The Dog is Tao, the village artist who Joy marries. As Pearl sees it, the question is what kind of Dog will Tao turn out to be. “’A Dog can be violent. . . Is he the kind of Dog you can trust and love, or will he bite you’”. Unfortunately Joy’s passionate view of Tao as a good Dog turns out to be false. Tao is a poor husband, an indifferent father, and a young man devoted to seeking the main chance, no matter who he has to step over to reach his goals. Even surviving the most desperate of circumstances does not change Tao's character.

Pearl is the Dragon. She is the second narrator of Dreams of Joy and the character See found easiest to write. “I was already so familiar with Pearl’s strengths and weaknesses from Shanghai Girls. Her words just flowed, because I’ve now lived with her every day for over four years. In Shanghai Girls Mama speaks frequently of Pearl's Dragon nature -- and does so even when she is dying: "'There was a typhoon the day you were born... It is said that a Dragon born in a storm will have a particularly tempestuous fate. You always believe you are right, and this makes you do things you shouldn't... You're a Dragon, and of all the signs only a Dragon can tame the fates. Only a Dragon can wear the horns of destiny, duty and power'". Mama's mother love in giving up her life for her daughters becomes the standard by which Pearl judges herself.

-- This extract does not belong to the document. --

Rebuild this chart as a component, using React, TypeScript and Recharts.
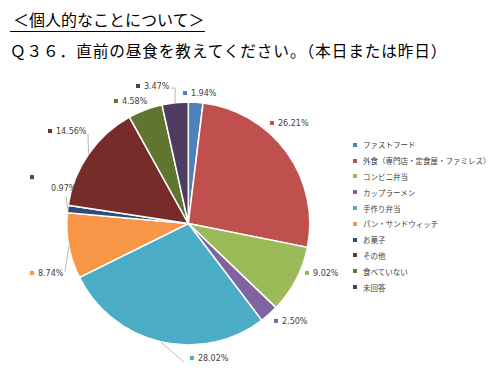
import React from "react";
import { PieChart, Pie, Cell, Legend } from "recharts";

const categories = [
  "ファストフード",
  "外食（専門店・定食屋・ファミレス）",
  "コンビニ弁当",
  "カップラーメン",
  "手作り弁当",
  "パン・サンドウィッチ",
  "お菓子",
  "その他",
  "食べていない",
  "未回答",
];
const shares = [1.94, 26.21, 9.02, 2.5, 28.02, 8.74, 0.97, 14.56, 4.58, 3.47];
const colors = [
  "#4F81BD",
  "#C0504D",
  "#9BBB59",
  "#8064A2",
  "#4BACC6",
  "#F79646",
  "#2C4D75",
  "#772C2A",
  "#5F7530",
  "#4D3B62",
];

// label placement, offsets from the slice's outer edge point (Excel "best fit" look)
type LabelPos = {
  dx: number;
  dy: number;
  tx?: number;
  ty?: number;
  leader?: [number, number][];
};
const LABEL_LAYOUT: LabelPos[] = [
  { dx: -10.7, dy: -9.2 },
  { dx: -14.8, dy: -29.4 },
  { dx: 11, dy: -6.8 },
  { dx: 6.9, dy: 6.7 },
  { dx: 31.4, dy: 16.2, leader: [[23.4, 20.2]] },
  { dx: -36.9, dy: 27.1, leader: [[-3.9, 26.1]] },
  { dx: -35.7, dy: -31.9, tx: 19, ty: 11, leader: [[-1.7, -12.9]] },
  { dx: -38.6, dy: -23.1, leader: [[-0.6, -20.1]] },
  { dx: -29.4, dy: -8.9 },
  { dx: -37.1, dy: -16.7, leader: [[-4.1, -14.7], [0, -14.7]] },
];

const data = categories.map((name, i) => ({ name, value: shares[i] }));

const RADIAN = Math.PI / 180;

function renderLabel(props: any) {
  const { cx, cy, midAngle, outerRadius, index, value } = props;
  const ex = cx + outerRadius * Math.cos(-midAngle * RADIAN);
  const ey = cy + outerRadius * Math.sin(-midAngle * RADIAN);
  const l = LABEL_LAYOUT[index];
  const mx = ex + l.dx;
  const my = ey + l.dy;
  const tx = mx + (l.tx ?? 6);
  const ty = my + (l.ty ?? 0.5);
  const pts = l.leader
    ? [...l.leader.map(([px, py]) => `${ex + px},${ey + py}`), `${ex},${ey}`].join(" ")
    : null;
  return (
    <g key={`lbl-${index}`}>
      {pts && <polyline points={pts} fill="none" stroke="#a6a6a6" strokeWidth={0.8} />}
      <rect x={mx - 2} y={my - 2} width={4} height={4} fill={colors[index]} />
      <text
        x={tx}
        y={ty}
        dominantBaseline="central"
        fontSize={8}
        fill="#404040"
        fontFamily="DejaVu Sans"
      >
        {Number(value).toFixed(2)}%
      </text>
    </g>
  );
}

function LegendList() {
  return (
    <div style={{ fontFamily: "'Noto Sans CJK JP'", fontSize: 7.5, color: "#404040" }}>
      {categories.map((c, i) => (
        <div key={c} style={{ height: 15.8, display: "flex", alignItems: "center" }}>
          <span
            style={{
              display: "inline-block",
              width: 4,
              height: 4,
              background: colors[i],
              marginRight: 6,
            }}
          />
          <span style={{ whiteSpace: "nowrap" }}>{c}</span>
        </div>
      ))}
    </div>
  );
}

export default function App() {
  return (
    <div
      style={{
        position: "absolute",
        left: 0,
        top: 0,
        width: 500,
        height: 368,
        background: "#fff",
        overflow: "hidden",
      }}
    >
      <div
        style={{
          position: "absolute",
          left: 10,
          top: 7,
          fontFamily: "'Noto Sans CJK JP'",
          fontSize: 16,
          lineHeight: "24px",
          color: "#000",
          borderBottom: "1.5px solid #000",
          paddingLeft: 3,
          paddingRight: 0,
          height: 24,
          whiteSpace: "nowrap",
        }}
      >
        ＜個人的なことについて＞
      </div>
      <div
        style={{
          position: "absolute",
          left: 10,
          top: 39,
          fontFamily: "'Noto Sans CJK JP'",
          fontSize: 15.7,
          lineHeight: "24px",
          letterSpacing: 0.85,
          color: "#000",
          whiteSpace: "nowrap",
        }}
      >
        Ｑ３６．直前の昼食を教えてください。（本日または昨日）
      </div>
      <PieChart width={500} height={368} style={{ position: "absolute", left: 0, top: 0 }}>
        <Pie
          data={data}
          dataKey="value"
          nameKey="name"
          cx={183.3}
          cy={218.5}
          outerRadius={121.5}
          startAngle={90}
          endAngle={-270}
          stroke="#fff"
          strokeWidth={1.5}
          label={renderLabel}
          labelLine={false}
          isAnimationActive={false}
        >
          {data.map((d, i) => (
            <Cell key={d.name} fill={colors[i]} />
          ))}
        </Pie>
        <Legend
          layout="vertical"
          align="right"
          verticalAlign="top"
          wrapperStyle={{ left: 353, top: 137, width: 147 }}
          content={() => <LegendList />}
        />
      </PieChart>
    </div>
  );
}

If Dreams of Joy is the story of Joy's coming of age, it also describes Pearl's growth through love, courage, and self-sacrifice. She pursues Joy to a China she never knew, living in her old Shanghai home as just another boarder, earning a living by collecting papers, and trying desperately to reconnect with her daughter. If such a pursuit requires painful patience and hard work at a collective farm, so be it. Like her mother before her, Pearl is willing to give up everything to save Joy and her granddaughter Samantha from death. Despite such trials, Pearl endures to the end to find joy in her daughter and granddaughter, friendship in Z.G., a new love with Dun the professor, and reaffirmation of her enduring bond with May. Little wonder that Pearl is radiant at novel's end.

As for May the Sheep, See keeps her offstage for almost the entire novel. She is constantly present, however, through her letters to Pearl and the money and gifts she sends to her sister and Joy. At home May endures much hardship -- especially in the context of the death of her husband Vern. Only when Vern dies does May understand the suffering Pearl experienced after Sam's death. She is also tormented by Pearl's refusal to tell her the state of her relationship with Z.G. Nevertheless, in the end May finds the love she has been seeking her entire life.

==Themes==
Of See's themes, Jane Glenn Haas writes: "Basically, Lisa See writes about families. Love themes. Mothers and daughters. Children and parents. Romance. Love of country. Of place. The story itself must be so strong, so enthralling, the history helps it to play out." See herself adds: "One of the things I'm most proud of in this book is that it is a real coming-of-age novel. . . Joys grows up and gets to know herself." One of the ways Joy finds herself is through her art, inspired in part by her father Z.G., a famous painter. According to Malena Watrous, "This is a novel about living with the consequences of bad decisions, which we all make, about how both forgiveness and growth arise from mistakes." It deals with "people who often take wrong turns to their own detriment but for the good of the story, leading to greater strength of character and more durable relationships."

==Development==
Although not originally intending to write a sequel to Shanghai Girls, See is now glad she did. "I got to continue the story of Pearl, May, and Joy. I learned so much about them and about myself in the process. Most important, I got to give the characters a happy ending. I loved that!"